Problem statement:
Exactly the lines from the one with "Recreate this image" through the one with "const titleLines: string[]", inclusive, are to be repeated, and the pictures are not.

(Source code of charts)
__________________________________________________

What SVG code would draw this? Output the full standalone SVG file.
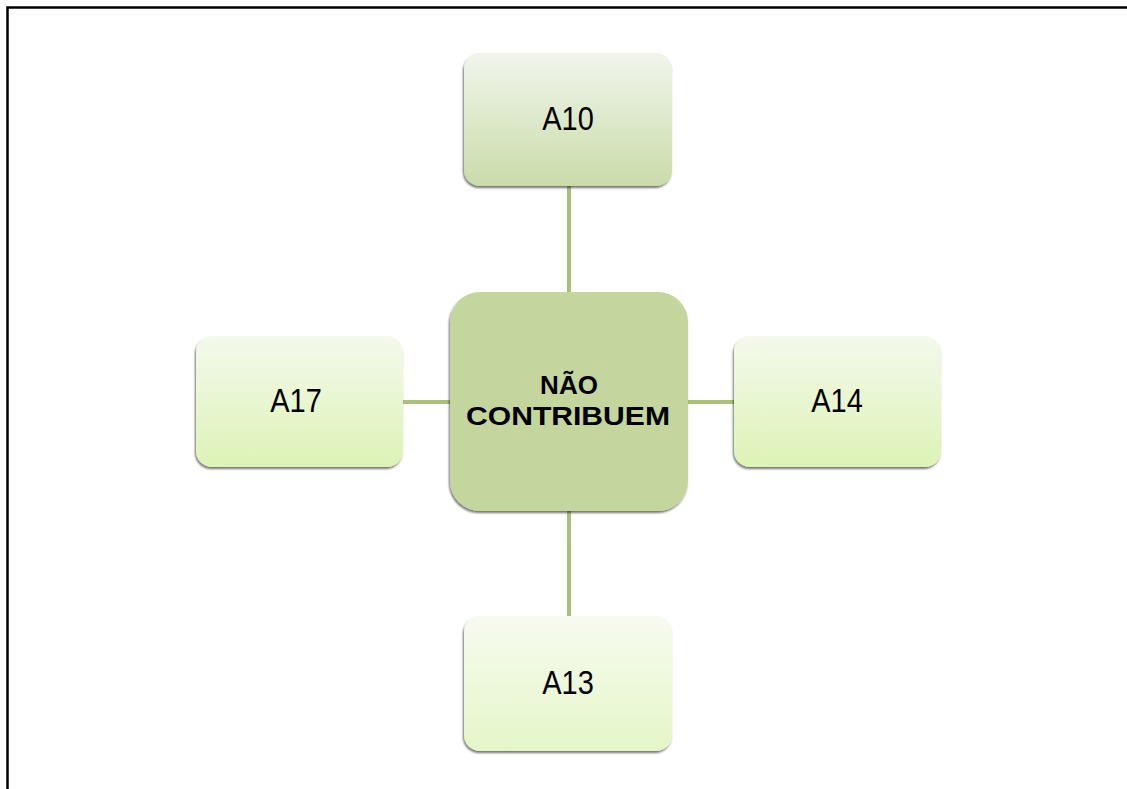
<svg xmlns="http://www.w3.org/2000/svg" width="1127" height="789" viewBox="0 0 1127 789">
<defs>
<linearGradient id="gTop" x1="0" y1="0" x2="0" y2="1">
<stop offset="0" stop-color="#f1f5eb"/>
<stop offset="1" stop-color="#c9dcaa"/>
</linearGradient>
<linearGradient id="gSide" x1="0" y1="0" x2="0" y2="1">
<stop offset="0" stop-color="#f4f9ec"/>
<stop offset="1" stop-color="#ddf3b6"/>
</linearGradient>
<linearGradient id="gBot" x1="0" y1="0" x2="0" y2="1">
<stop offset="0" stop-color="#f7fbf0"/>
<stop offset="1" stop-color="#e5f6c8"/>
</linearGradient>
<filter id="sh" x="-10%" y="-10%" width="120%" height="125%">
<feGaussianBlur in="SourceAlpha" stdDeviation="1"/>
<feOffset dx="-1" dy="2" result="b"/>
<feComponentTransfer><feFuncA type="linear" slope="0.55"/></feComponentTransfer>
<feMerge><feMergeNode/><feMergeNode in="SourceGraphic"/></feMerge>
</filter>
</defs>
<style>
.frame{stroke:#000;stroke-width:2.5;fill:none}
.conn{stroke:#a9c17c;stroke-width:4;fill:none}
.lbl{font-family:"Liberation Sans",Arial,sans-serif;font-size:29px;fill:#000;text-anchor:middle}
.ctr{font-family:"Liberation Sans",Arial,sans-serif;font-size:26px;font-weight:bold;fill:#000;text-anchor:middle}
</style>
<rect width="1127" height="789" fill="#fff"/>
<path class="frame" d="M7.5 789 V7.5 H1127"/>
<g id="connectors">
<line class="conn" x1="569" y1="186" x2="569" y2="293"/>
<line class="conn" x1="569" y1="511" x2="569" y2="617"/>
<line class="conn" x1="403" y1="402" x2="451" y2="402"/>
<line class="conn" x1="687" y1="402" x2="734" y2="402"/>
</g>
<g id="node-center">
<rect x="450" y="292" width="238" height="219" rx="30" fill="#c4d69d" filter="url(#sh)"/>
<text class="ctr" x="569" y="394">NÃO</text>
<text class="ctr" x="568" y="425" textLength="204" lengthAdjust="spacingAndGlyphs">CONTRIBUEM</text>
</g>
<g id="node-a10">
<rect x="464" y="53" width="208" height="133" rx="16" fill="url(#gTop)" filter="url(#sh)"/>
<text class="lbl" transform="translate(568 130) scale(1 1.12)">A10</text>
</g>
<g id="node-a17">
<rect x="196" y="336" width="207" height="131" rx="16" fill="url(#gSide)" filter="url(#sh)"/>
<text class="lbl" transform="translate(296 412) scale(1 1.12)">A17</text>
</g>
<g id="node-a14">
<rect x="734" y="336" width="207" height="131" rx="16" fill="url(#gSide)" filter="url(#sh)"/>
<text class="lbl" transform="translate(837 412) scale(1 1.12)">A14</text>
</g>
<g id="node-a13">
<rect x="464" y="616" width="208" height="135" rx="16" fill="url(#gBot)" filter="url(#sh)"/>
<text class="lbl" transform="translate(568 694) scale(1 1.12)">A13</text>
</g>
</svg>
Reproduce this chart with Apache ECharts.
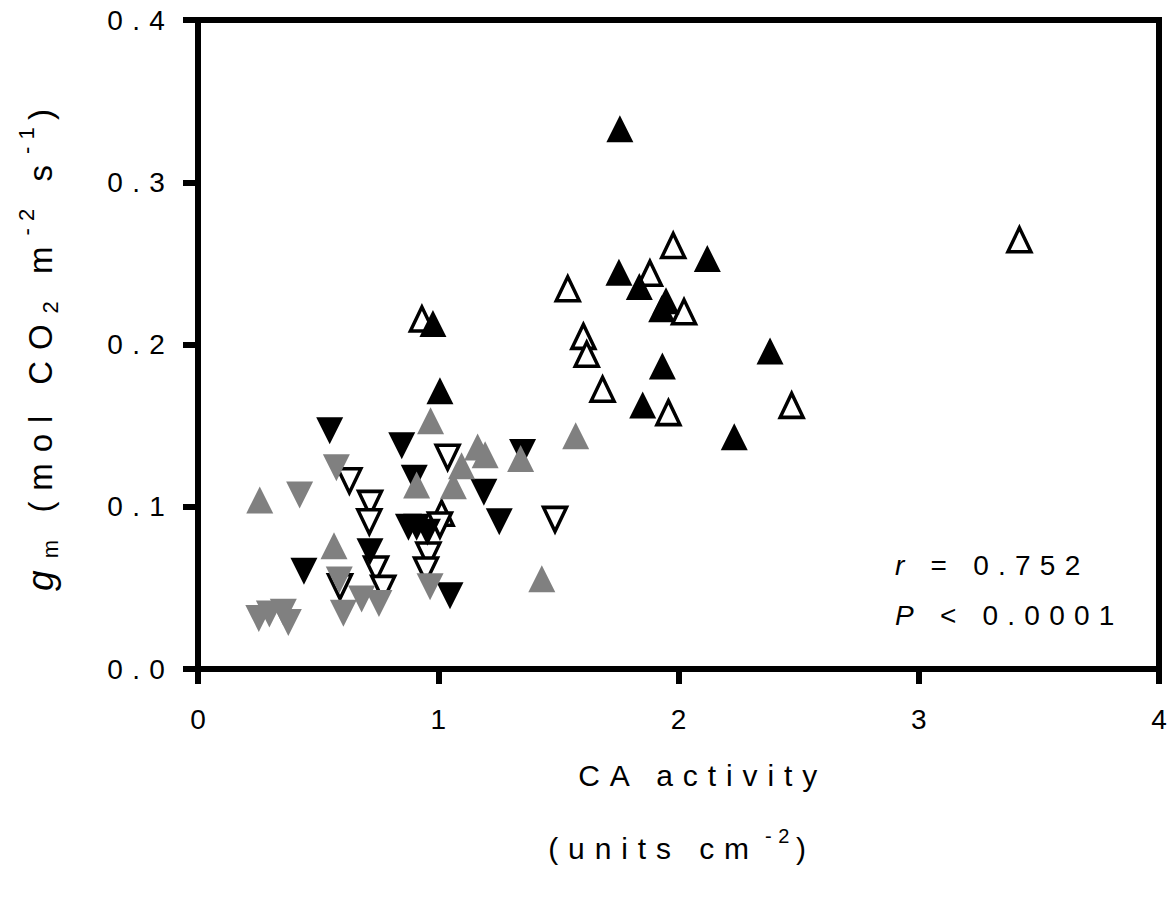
<!DOCTYPE html>
<html>
<head>
<meta charset="utf-8">
<script src="https://cdn.jsdelivr.net/npm/echarts@6/dist/echarts.min.js"></script>
<style>
  html, body { margin: 0; padding: 0; background: #fff; }
  #main { width: 1169px; height: 907px; }
  #main text { letter-spacing: 0.33em; }
  #main text[style*="Helvetica"] { letter-spacing: 0; }
</style>
</head>
<body>
<div id="main"></div>
<script>
// ---- data (x: CA activity, y: gm) ----
const blackUp = [[1.756,0.333],[2.120,0.253],[1.752,0.2445],[1.837,0.2357],[1.948,0.227],[1.930,0.222],[2.381,0.196],[1.933,0.1867],[1.851,0.1627],[2.232,0.1432],[0.978,0.213],[1.007,0.1715]];
const openUp = [[1.978,0.261],[1.881,0.2439],[1.539,0.2344],[2.023,0.2202],[1.604,0.205],[1.618,0.194],[1.684,0.1724],[1.958,0.158],[2.471,0.1625],[3.419,0.2646],[0.932,0.2157],[1.014,0.096]];
const grayUp = [[1.572,0.1438],[1.343,0.1298],[0.968,0.153],[1.164,0.1368],[1.195,0.132],[1.097,0.1253],[0.910,0.1134],[1.063,0.113],[1.431,0.0557],[0.257,0.1042],[0.566,0.076]];
const blackDown = [[1.351,0.1335],[0.848,0.1376],[0.900,0.1175],[1.190,0.1089],[1.254,0.0908],[0.876,0.0873],[0.910,0.0873],[0.955,0.0843],[1.049,0.0452],[0.716,0.0723],[0.548,0.1469],[0.441,0.0602]];
const openDown = [[1.039,0.1305],[1.486,0.0922],[1.007,0.0888],[0.959,0.0703],[0.949,0.061],[0.630,0.116],[0.716,0.1021],[0.713,0.0908],[0.741,0.0616],[0.771,0.0497],[0.591,0.0507]];
const grayDown = [[0.966,0.0507],[0.576,0.1241],[0.423,0.1072],[0.588,0.0549],[0.605,0.0343],[0.681,0.0431],[0.753,0.0403],[0.253,0.0312],[0.297,0.0339],[0.355,0.0349],[0.376,0.0286]];
const xTickLabels = ['0','1','2','3','4'];
const yTickLabels = ['0.0','0.1','0.2','0.3','0.4'];
const statR = '0.752';
const statP = '0.0001';

// ---- styling helpers ----
const FONT = "'Liberation Sans', Arial, sans-serif";
const FONT_NOSPACE = "'Liberation Sans', Arial, Helvetica, sans-serif";
const LS = 0.33; // letter spacing in em (applied via CSS on svg text)
function buildRich(lines) {
  const rich = {};
  let idx = 0;
  const str = lines.map(line => line.map(([t, base]) => {
    const name = 't' + (idx++);
    const fs = base.fontSize;
    const p = base.padding || [0, 0, 0, 0];
    rich[name] = Object.assign({ fontFamily: FONT, color: '#000' }, base,
      { align: 'left', padding: [p[0], p[1] + t.length * LS * fs, p[2], p[3]] });
    return '{' + name + '|' + t + '}';
  }).join('')).join('\n');
  return { str, rich };
}

const N = { fontSize: 30, lineHeight: 73 };
const N1 = { fontSize: 30, lineHeight: 73, padding: [0, 0, 0, 50] };
const N2 = { fontSize: 30, lineHeight: 73, padding: [0, 0, 0, 20] };
const SUP = { fontSize: 20, padding: [0, 0, 26, 6] };
const xName = buildRich([
  [['CA activity', N1]],
  [['(units cm', N2], ['-2', SUP], [')', N]]
]);
const YN = { fontSize: 33 };
const ySub = { fontSize: 22, padding: [20, 0, 0, 0] };
const ySup = { fontSize: 22, padding: [0, 0, 28, 0] };
const yName = buildRich([
  [['g', { fontSize: 37, fontStyle: 'italic' }], ['m', ySub], [' (mol CO', YN], ['2', ySub], [' m', YN], ['-2', ySup], [' s', YN], ['-1', ySup], [')', YN]]
]);
const A = { fontSize: 28 };
const AI = { fontSize: 28, fontStyle: 'italic' };
const rText = buildRich([[['r', AI], [' = ' + statR, A]]]);
const pText = buildRich([[['P', AI], [' < ' + statP, A]]]);

const chart = echarts.init(document.getElementById('main'), null, { renderer: 'svg' });

function up(name, data, fill, stroke) {
  const open = !!stroke;
  return {
    name, type: 'scatter', data,
    symbol: 'triangle',
    symbolSize: open ? [23, 24] : [27, 27],
    itemStyle: open
      ? { color: '#fff', borderColor: stroke, borderWidth: 3.5, borderJoin: 'miter', borderMiterLimit: 10, opacity: 1 }
      : { color: fill, borderWidth: 0, opacity: 1 },
    emphasis: { disabled: true },
    animation: false
  };
}
function down(name, data, fill, stroke) {
  const s = up(name, data, fill, stroke);
  s.symbolRotate = 180;
  return s;
}

chart.setOption({
  animation: false,
  backgroundColor: '#fff',
  grid: {
    left: 198, right: 10, top: 20, bottom: 238,
    show: true, borderColor: '#000', borderWidth: 6, backgroundColor: 'transparent',
    outerBoundsMode: 'none'
  },
  xAxis: {
    type: 'value', min: 0, max: 4, interval: 1,
    axisLine: { show: true, onZero: false, lineStyle: { color: '#000', width: 6 } },
    axisTick: { show: true, length: 15, inside: false, lineStyle: { color: '#000', width: 6 } },
    splitLine: { show: false },
    axisLabel: {
      color: '#000', fontSize: 28, fontFamily: FONT_NOSPACE, margin: 36,
      formatter: (v) => xTickLabels[Math.round(v)]
    },
    name: xName.str, nameLocation: 'middle', nameGap: 70,
    nameTextStyle: { rich: xName.rich, fontFamily: FONT, color: '#000', align: 'center' }
  },
  yAxis: {
    type: 'value', min: 0, max: 0.4, interval: 0.1,
    axisLine: { show: true, onZero: false, lineStyle: { color: '#000', width: 6 } },
    axisTick: { show: true, length: 15, inside: false, lineStyle: { color: '#000', width: 6 } },
    splitLine: { show: false },
    axisLabel: {
      color: '#000', fontSize: 28, fontFamily: FONT, margin: 24,
      formatter: (v) => yTickLabels[Math.round(v * 10)]
    },
    name: yName.str, nameLocation: 'middle', nameRotate: 90, nameGap: 133,
    nameTextStyle: { rich: yName.rich, fontFamily: FONT, color: '#000' }
  },
  graphic: [
    { type: 'text', left: 895, top: 551, style: { text: rText.str, rich: rText.rich, fill: '#000', font: '28px ' + FONT } },
    { type: 'text', left: 895, top: 601, style: { text: pText.str, rich: pText.rich, fill: '#000', font: '28px ' + FONT } }
  ],
  series: [
    up('open up', openUp, null, '#000'),
    down('open down', openDown, null, '#000'),
    up('black up', blackUp, '#000'),
    down('black down', blackDown, '#000'),
    up('gray up', grayUp, '#808080'),
    down('gray down', grayDown, '#808080')
  ]
});
</script>
</body>
</html>
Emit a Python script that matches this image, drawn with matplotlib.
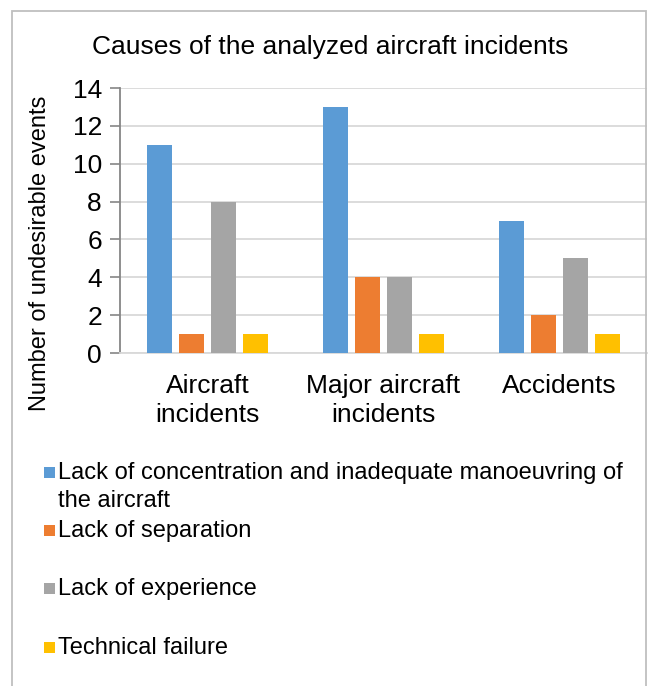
import matplotlib
matplotlib.use("Agg")
import matplotlib.pyplot as plt
from matplotlib.patches import Rectangle
import numpy as np

plt.rcParams['font.family'] = ['Liberation Sans', 'DejaVu Sans']

categories = ["Aircraft\nincidents", "Major aircraft\nincidents", "Accidents"]
series_names = [
    "Lack of concentration and inadequate manoeuvring of\nthe aircraft",
    "Lack of separation",
    "Lack of experience",
    "Technical failure",
]
series_values = [
    [11, 13, 7],
    [1, 4, 2],
    [8, 4, 5],
    [1, 1, 1],
]
colors = ["#5B9BD5", "#ED7D31", "#A5A5A5", "#FFC000"]
yticks = [0, 2, 4, 6, 8, 10, 12, 14]
title = "Causes of the analyzed aircraft incidents"
ylabel = "Number of undesirable events"

W, H = 648, 686
fig = plt.figure(figsize=(W / 100, H / 100), dpi=100)

def fx(px):
    return px / W

def fy(py):
    return 1 - py / H

# outer border
fig.patches.append(Rectangle((fx(12), fy(700)), fx(646) - fx(12), fy(11) - fy(700),
                             transform=fig.transFigure, fill=False,
                             edgecolor="#BFBFBF", linewidth=1.3, clip_on=False))

ax = fig.add_axes([fx(120), fy(353), fx(647) - fx(120), fy(88) - fy(353)])
x = np.arange(len(categories))
bw = 25 / 176
step = 32 / 176
bars = []
for i, (vals, c) in enumerate(zip(series_values, colors)):
    off = (i - 1.5) * step
    b = ax.bar(x + off, vals, width=bw, color=c, zorder=3)
    bars.append(b)

ax.set_xlim(-0.5, len(categories) - 0.5)
ax.set_ylim(0, 14)
ax.set_yticks(yticks)
ax.set_yticklabels([str(t) for t in yticks], fontsize=19)
ax.set_xticks(x)
ax.set_xticklabels(categories, fontsize=19, linespacing=1.25)
ax.tick_params(axis='x', length=0, pad=15)
ax.tick_params(axis='y', length=7, width=1.2, color="#868686", pad=6, direction='out')
ax.grid(axis='y', color="#D9D9D9", linewidth=1.3, zorder=0)
for s in ['top', 'right']:
    ax.spines[s].set_visible(False)
ax.spines['left'].set_color("#868686")
ax.spines['left'].set_linewidth(1.3)
ax.spines['bottom'].set_color("#D9D9D9")
ax.spines['bottom'].set_linewidth(1.3)

fig.text(fx(330), fy(47), title, fontsize=19, ha='center', va='center')
fig.text(fx(40), fy(253), ylabel, fontsize=17, rotation=90, ha='center', va='center')

# legend
leg_y = [472, 530, 588, 647]
for name, c, yy, b in zip(series_names, colors, leg_y, bars):
    fig.patches.append(Rectangle((fx(44), fy(yy + 6)), fx(11), fx(11) * W / H,
                                 transform=fig.transFigure, facecolor=b.patches[0].get_facecolor(),
                                 edgecolor='none'))
    fig.text(fx(58), fy(yy - 10), name, fontsize=17, ha='left', va='top', linespacing=1.38)

fig.savefig("out.png", dpi=100)
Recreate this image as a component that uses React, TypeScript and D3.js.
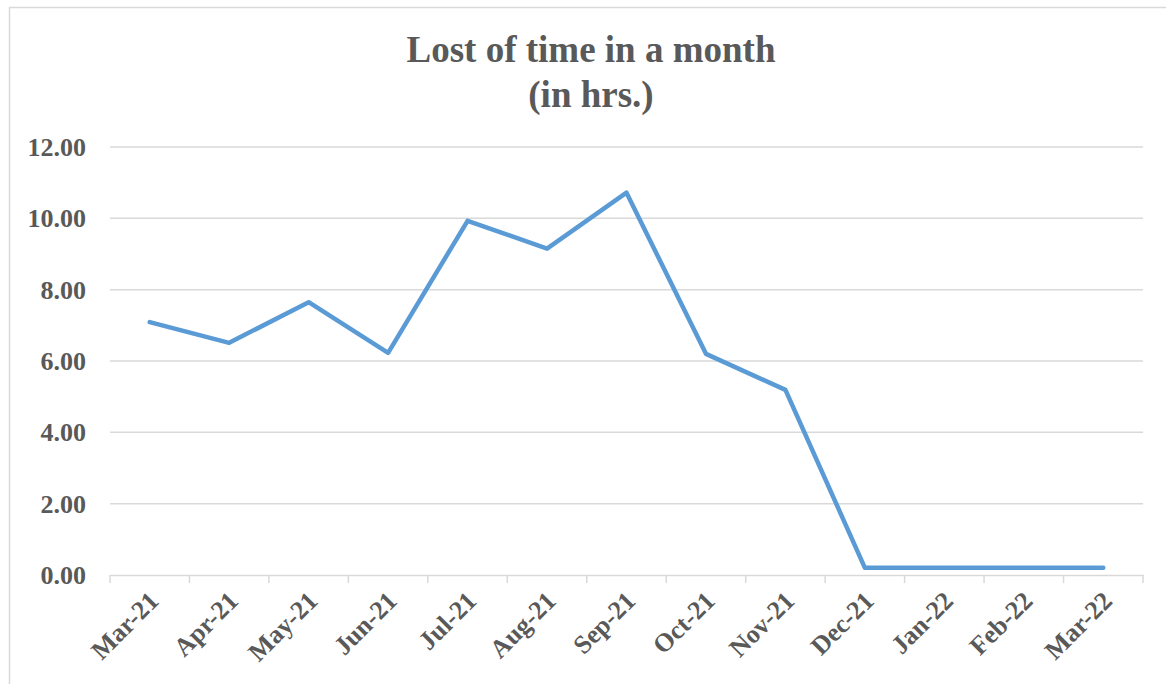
import React, { useEffect, useRef } from "react";
import * as d3 from "d3";

const months: string[] = [
  "Mar-21", "Apr-21", "May-21", "Jun-21", "Jul-21", "Aug-21", "Sep-21",
  "Oct-21", "Nov-21", "Dec-21", "Jan-22", "Feb-22", "Mar-22",
];

const hoursLost: number[] = [7.09, 6.51, 7.65, 6.23, 9.93, 9.15, 10.72, 6.2, 5.19, 0.2, 0.2, 0.2, 0.2];

const yTicks: number[] = [0, 2, 4, 6, 8, 10, 12];

const titleLines: string[] = ["Lost of time in a month", "(in hrs.)"];

const App: React.FC = () => {
  const svgRef = useRef<SVGSVGElement | null>(null);

  useEffect(() => {
    const svg = d3.select(svgRef.current);
    svg.selectAll("*").remove();

    const width = 1166;
    const height = 684;
    const margin = { top: 147, right: 23, bottom: 109, left: 110 };
    const textColor = "#595959";
    const font = "'Liberation Serif', 'Times New Roman', serif";

    // outer chart border
    svg.append("rect")
      .attr("x", 9.5)
      .attr("y", 7.5)
      .attr("width", width)
      .attr("height", height)
      .attr("fill", "white")
      .attr("stroke", "#d9d9d9")
      .attr("stroke-width", 1.5);

    const x = d3.scaleBand()
      .domain(months)
      .range([margin.left, width - margin.right]);

    const y = d3.scaleLinear()
      .domain([0, 12])
      .range([height - margin.bottom, margin.top]);

    // title
    svg.append("text")
      .attr("text-anchor", "middle")
      .attr("fill", textColor)
      .style("font-family", font)
      .style("font-weight", "bold")
      .style("font-size", "37px")
      .selectAll("tspan")
      .data(titleLines)
      .join("tspan")
      .attr("x", 591)
      .attr("y", (_d, i) => 62 + i * 45)
      .text((d) => d);

    // gridlines
    svg.append("g")
      .selectAll("line")
      .data(yTicks.filter((t) => t > 0))
      .join("line")
      .attr("x1", margin.left)
      .attr("x2", width - margin.right)
      .attr("y1", (d) => y(d))
      .attr("y2", (d) => y(d))
      .attr("stroke", "#d9d9d9")
      .attr("stroke-width", 1.5);

    // y tick labels
    svg.append("g")
      .selectAll("text")
      .data(yTicks)
      .join("text")
      .attr("x", 86)
      .attr("y", (d) => y(d))
      .attr("dy", "0.35em")
      .attr("text-anchor", "end")
      .attr("fill", textColor)
      .style("font-family", font)
      .style("font-weight", "bold")
      .style("font-size", "26px")
      .text((d) => d3.format(".2f")(d));

    // x axis
    const xAxis = d3.axisBottom(x).tickSize(0).tickFormat(() => "");
    const gx = svg.append("g")
      .attr("transform", `translate(0, ${y(0)})`)
      .call(xAxis as any);
    gx.select(".domain").attr("stroke", "#d9d9d9").attr("stroke-width", 1.5);

    const edges = months.map((m) => x(m)!).concat([width - margin.right]);
    gx.selectAll("line.edge")
      .data(edges)
      .join("line")
      .attr("class", "edge")
      .attr("x1", (d) => d)
      .attr("x2", (d) => d)
      .attr("y1", 0)
      .attr("y2", 8)
      .attr("stroke", "#d9d9d9")
      .attr("stroke-width", 1.5);

    svg.append("g")
      .selectAll("text")
      .data(months)
      .join("text")
      .attr("transform", (d) => `translate(${x(d)! + x.bandwidth() / 2 + 4}, ${y(0) + 21}) rotate(-45)`)
      .attr("text-anchor", "end")
      .attr("dy", "0.35em")
      .attr("fill", textColor)
      .style("font-family", font)
      .style("font-weight", "bold")
      .style("font-size", "26px")
      .text((d) => d);

    // line
    const line = d3.line<number>()
      .x((_d, i) => x(months[i])! + x.bandwidth() / 2)
      .y((d) => y(d));

    svg.append("path")
      .datum(hoursLost)
      .attr("d", line)
      .attr("fill", "none")
      .attr("stroke", "#5b9bd5")
      .attr("stroke-width", 4.5)
      .attr("stroke-linejoin", "round")
      .attr("stroke-linecap", "round");
  }, []);

  return (
    <svg
      ref={svgRef}
      width={1166}
      height={684}
      style={{ display: "block", position: "absolute", left: 0, top: 0 }}
    />
  );
};

export default App;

__________________________________________________

Final result:
Recreate this image as a component that uses React, TypeScript and D3.js.
import React, { useEffect, useRef } from "react";
import * as d3 from "d3";

const months: string[] = [
  "Mar-21", "Apr-21", "May-21", "Jun-21", "Jul-21", "Aug-21", "Sep-21",
  "Oct-21", "Nov-21", "Dec-21", "Jan-22", "Feb-22", "Mar-22",
];

const hoursLost: number[] = [7.09, 6.51, 7.65, 6.23, 9.93, 9.15, 10.72, 6.2, 5.19, 0.2, 0.2, 0.2, 0.2];

const yTicks: number[] = [0, 2, 4, 6, 8, 10, 12];

const titleLines: string[] = ["Lost of time in a month", "(in hrs.)"];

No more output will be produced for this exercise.